HMA Overlay on 'Crack and Seat' Provides Cost-Effective Solution to County Roads

What do you do with approximately seven centerline miles of rural county roads constructed of aging Portland cement concrete? Well, you could remove the six-inch structure and start over, or you could rubblize it and top it with a hot mix asphalt overlay, or you could "crack and seat" the old concrete and then top it with six inches of HMA. That's exactly the option Davenport, IA-based McCarthy Improvement Co. executed earlier this year on two rural roads in Scott County's "farm-to-market" system.

The solution proved advantageous to both the road agency and the contractor. Scott County not only wanted to avoid the high cost of removing the old concrete, but also wanted to widen the original 22-foot-wide structure and add some structural depth in the process. For the contractor, the approach facilitated a quicker turnaround by leaving the concrete in place and it also provided a good base structure for the new HMA overlay.

The difference in a "crack and seat" versus rubblization method is that the crack and seat method only creates hairline fractures in the concrete, to make the rigid slabs more flexible; whereas rubblization pulverizes the concrete into large chucks of concrete that can be compacted similar to a large stone base. In a crack and seat operation, once the hairline fractures have been established throughout the concrete structure, a 50-ton roller is then used to seat the flexible concrete structure. Antigo Construction of Antigo, WI performed the crack and seat portion of the project.

HMA placement

With base preparation completed, McCarthy was able to immediately begin placing the approximate 40,000 tons of HMA required in the three lifts that make up the 6-inch overlay. A 3-inch base course with ¾-inch stone was applied over the concrete, followed by a 1.5-inch with ½-inch stone intermediate course then a 1.5-inch with ½-inch stone wearing course.

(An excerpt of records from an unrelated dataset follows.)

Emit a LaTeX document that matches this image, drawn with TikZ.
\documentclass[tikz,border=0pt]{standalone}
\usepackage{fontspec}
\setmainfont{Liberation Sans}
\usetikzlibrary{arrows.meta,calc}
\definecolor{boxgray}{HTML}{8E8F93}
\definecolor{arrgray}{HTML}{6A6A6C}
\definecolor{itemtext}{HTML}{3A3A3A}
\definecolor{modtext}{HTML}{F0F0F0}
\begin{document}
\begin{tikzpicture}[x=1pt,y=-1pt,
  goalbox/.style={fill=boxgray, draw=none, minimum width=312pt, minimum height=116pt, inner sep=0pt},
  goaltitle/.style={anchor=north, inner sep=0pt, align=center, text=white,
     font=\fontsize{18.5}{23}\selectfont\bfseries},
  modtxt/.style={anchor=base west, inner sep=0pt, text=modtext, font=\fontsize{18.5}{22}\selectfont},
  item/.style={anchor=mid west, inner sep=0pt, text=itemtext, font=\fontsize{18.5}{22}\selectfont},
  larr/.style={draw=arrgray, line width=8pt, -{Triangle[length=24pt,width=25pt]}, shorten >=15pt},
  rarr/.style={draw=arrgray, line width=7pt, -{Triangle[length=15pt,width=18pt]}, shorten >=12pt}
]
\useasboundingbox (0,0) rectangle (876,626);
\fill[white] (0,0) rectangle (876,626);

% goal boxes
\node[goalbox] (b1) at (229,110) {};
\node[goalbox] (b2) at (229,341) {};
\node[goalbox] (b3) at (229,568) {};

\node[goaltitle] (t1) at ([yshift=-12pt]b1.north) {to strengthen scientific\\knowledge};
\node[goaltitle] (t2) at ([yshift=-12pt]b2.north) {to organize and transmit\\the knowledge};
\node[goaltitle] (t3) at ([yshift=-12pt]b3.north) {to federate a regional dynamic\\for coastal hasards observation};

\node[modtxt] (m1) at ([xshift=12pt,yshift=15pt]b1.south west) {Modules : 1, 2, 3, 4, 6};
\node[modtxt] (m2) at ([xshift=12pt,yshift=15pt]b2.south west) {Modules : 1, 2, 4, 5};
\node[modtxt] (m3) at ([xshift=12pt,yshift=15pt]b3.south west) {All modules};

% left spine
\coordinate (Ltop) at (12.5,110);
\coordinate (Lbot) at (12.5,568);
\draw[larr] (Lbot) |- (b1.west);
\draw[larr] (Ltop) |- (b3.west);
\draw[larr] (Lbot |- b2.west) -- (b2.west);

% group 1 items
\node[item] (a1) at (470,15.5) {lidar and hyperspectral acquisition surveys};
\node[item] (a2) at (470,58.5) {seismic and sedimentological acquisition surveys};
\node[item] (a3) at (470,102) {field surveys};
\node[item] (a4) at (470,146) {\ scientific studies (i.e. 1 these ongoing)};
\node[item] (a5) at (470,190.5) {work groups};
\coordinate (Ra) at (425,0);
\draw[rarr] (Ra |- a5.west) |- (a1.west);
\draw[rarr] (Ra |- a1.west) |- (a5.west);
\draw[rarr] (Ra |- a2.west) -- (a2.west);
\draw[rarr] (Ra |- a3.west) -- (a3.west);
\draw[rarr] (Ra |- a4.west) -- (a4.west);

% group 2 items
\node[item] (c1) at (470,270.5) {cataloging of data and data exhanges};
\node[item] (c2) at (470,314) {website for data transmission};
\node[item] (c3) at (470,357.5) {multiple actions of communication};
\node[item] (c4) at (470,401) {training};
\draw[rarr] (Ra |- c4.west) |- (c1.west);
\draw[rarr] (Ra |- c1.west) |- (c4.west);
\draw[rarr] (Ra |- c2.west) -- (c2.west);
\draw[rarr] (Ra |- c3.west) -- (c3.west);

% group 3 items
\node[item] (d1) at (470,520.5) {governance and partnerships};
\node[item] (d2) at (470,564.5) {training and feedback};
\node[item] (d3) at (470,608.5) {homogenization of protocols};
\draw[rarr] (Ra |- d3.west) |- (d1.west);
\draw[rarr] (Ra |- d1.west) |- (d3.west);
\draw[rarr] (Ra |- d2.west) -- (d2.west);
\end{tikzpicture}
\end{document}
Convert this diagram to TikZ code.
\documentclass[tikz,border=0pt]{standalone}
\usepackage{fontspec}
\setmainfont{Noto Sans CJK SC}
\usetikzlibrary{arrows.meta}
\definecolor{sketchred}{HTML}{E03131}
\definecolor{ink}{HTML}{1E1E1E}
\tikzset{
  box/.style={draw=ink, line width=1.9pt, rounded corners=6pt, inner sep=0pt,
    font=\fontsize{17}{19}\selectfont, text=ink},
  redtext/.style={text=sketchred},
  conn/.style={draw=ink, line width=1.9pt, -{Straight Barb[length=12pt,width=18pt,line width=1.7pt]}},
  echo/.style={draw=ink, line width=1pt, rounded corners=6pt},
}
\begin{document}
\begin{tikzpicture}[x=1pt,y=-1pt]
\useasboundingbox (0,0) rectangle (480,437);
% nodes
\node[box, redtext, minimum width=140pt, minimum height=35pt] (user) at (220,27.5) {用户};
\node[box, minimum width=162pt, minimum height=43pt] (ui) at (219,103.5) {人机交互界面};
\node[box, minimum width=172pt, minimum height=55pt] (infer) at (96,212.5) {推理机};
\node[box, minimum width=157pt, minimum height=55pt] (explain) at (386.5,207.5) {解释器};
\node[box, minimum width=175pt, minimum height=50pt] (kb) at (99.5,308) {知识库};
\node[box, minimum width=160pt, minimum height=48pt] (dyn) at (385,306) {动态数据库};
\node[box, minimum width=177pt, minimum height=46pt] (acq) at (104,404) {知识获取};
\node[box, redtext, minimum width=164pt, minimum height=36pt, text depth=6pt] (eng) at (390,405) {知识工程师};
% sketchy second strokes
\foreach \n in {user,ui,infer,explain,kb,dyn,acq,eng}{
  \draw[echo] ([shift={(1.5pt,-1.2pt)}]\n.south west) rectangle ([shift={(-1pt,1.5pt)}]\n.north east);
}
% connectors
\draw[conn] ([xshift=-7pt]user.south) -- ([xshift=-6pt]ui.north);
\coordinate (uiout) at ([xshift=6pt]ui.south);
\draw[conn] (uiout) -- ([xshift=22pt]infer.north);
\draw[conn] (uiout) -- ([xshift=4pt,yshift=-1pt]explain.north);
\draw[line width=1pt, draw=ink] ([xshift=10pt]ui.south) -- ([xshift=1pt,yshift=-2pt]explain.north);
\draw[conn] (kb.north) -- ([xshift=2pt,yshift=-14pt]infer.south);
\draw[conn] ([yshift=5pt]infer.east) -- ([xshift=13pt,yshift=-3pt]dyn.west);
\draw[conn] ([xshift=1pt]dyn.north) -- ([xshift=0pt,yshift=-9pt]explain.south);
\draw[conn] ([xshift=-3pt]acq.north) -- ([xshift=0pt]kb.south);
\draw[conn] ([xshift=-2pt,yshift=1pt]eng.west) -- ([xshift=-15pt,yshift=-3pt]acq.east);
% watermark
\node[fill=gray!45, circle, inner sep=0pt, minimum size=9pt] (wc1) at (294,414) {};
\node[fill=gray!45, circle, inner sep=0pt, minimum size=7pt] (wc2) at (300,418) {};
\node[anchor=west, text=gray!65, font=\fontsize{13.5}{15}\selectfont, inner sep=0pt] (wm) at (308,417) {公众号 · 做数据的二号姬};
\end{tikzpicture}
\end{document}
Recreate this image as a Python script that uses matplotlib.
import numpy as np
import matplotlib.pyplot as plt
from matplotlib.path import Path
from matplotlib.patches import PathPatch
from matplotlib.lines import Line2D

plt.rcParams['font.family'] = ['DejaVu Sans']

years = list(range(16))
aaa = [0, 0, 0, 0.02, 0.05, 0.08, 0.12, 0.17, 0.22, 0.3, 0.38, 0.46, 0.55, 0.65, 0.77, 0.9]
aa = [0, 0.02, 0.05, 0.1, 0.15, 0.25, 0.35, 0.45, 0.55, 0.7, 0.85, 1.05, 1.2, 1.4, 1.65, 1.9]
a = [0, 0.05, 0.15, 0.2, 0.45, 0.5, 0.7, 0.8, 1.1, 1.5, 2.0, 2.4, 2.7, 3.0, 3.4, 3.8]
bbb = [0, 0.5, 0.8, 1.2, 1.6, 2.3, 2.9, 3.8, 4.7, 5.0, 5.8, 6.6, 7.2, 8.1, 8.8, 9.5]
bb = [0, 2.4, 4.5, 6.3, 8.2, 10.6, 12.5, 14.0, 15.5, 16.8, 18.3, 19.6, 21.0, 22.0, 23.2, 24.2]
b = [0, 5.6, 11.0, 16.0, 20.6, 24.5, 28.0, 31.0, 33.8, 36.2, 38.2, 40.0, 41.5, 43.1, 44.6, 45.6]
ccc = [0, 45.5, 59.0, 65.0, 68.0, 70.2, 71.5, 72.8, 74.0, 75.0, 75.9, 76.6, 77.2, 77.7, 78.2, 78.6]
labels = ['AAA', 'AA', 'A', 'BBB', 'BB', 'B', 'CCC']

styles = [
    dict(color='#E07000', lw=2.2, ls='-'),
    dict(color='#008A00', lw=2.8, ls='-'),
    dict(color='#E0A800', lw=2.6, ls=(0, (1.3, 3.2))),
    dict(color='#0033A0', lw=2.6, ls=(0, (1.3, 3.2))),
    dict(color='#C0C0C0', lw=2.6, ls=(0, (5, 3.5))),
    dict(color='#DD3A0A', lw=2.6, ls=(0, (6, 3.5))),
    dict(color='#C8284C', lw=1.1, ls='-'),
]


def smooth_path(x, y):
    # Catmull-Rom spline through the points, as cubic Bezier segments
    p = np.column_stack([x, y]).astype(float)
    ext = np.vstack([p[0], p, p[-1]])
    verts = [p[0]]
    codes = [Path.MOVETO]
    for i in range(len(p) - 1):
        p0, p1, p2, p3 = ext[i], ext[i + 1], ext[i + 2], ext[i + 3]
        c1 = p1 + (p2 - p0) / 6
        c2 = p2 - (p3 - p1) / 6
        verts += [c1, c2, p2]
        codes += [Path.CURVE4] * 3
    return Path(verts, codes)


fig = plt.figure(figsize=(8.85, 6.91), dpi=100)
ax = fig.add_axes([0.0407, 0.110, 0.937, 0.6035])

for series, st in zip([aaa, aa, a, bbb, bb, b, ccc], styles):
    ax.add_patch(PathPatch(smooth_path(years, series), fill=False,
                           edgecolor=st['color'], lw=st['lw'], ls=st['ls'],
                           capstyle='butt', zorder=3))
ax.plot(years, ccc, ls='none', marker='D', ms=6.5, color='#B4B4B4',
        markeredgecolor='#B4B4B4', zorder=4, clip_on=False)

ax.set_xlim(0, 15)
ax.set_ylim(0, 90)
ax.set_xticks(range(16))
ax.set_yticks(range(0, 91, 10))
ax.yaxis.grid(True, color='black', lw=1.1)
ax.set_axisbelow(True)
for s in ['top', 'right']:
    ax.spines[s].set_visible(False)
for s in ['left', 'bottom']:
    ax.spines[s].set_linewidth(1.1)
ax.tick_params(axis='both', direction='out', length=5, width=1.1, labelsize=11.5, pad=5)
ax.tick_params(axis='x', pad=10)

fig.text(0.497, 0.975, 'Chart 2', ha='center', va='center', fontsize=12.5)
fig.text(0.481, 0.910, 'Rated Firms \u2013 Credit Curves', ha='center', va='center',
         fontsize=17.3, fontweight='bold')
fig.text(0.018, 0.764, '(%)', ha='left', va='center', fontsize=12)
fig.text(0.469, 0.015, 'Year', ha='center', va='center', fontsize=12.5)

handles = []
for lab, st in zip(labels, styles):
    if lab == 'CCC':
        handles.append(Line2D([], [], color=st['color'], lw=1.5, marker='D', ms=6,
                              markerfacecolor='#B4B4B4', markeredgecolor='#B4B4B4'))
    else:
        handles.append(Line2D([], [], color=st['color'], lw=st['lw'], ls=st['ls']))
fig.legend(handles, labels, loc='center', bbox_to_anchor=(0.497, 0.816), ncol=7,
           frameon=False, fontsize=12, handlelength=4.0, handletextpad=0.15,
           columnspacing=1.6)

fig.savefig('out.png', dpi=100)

McCarthy used a Blaw-Knox 5510 to place the mats, which were then compacted with a Caterpillar breakdown roller, a Bomag pneumatic roller and a Hypac finish roller.

"It was a pretty straight forward project," notes Jim Rezac, asphalt operations manager for McCarthy. "We did run into a few soft spots that required a full-depth patch reconstruction before the final HMA mats could be placed."

All three lifts were constructed to meet the Superpave design standard Iowa DOT specifies for road projects. Mix designs required a performance graded asphalt binder of PG 58-28 at six percent content of the total HMA quantity. Compaction density was set at 150 pounds per square foot.

McCarthy has been a heavy highway contractor for over 100 years, specializing in both concrete and asphalt paving. The company has worked on projects around the country, including roads, runways and other large surface structures. Today, McCarthy Improvement Co. focuses on airports and interstates in the Midwest, Southeast and Southwest, as well as commercial paving projects in the Quad Cities and surrounding area. The company maintains a complete quality testing facility for both concrete and asphalt, providing QC/QA lab certification for projects in Iowa and Illinois.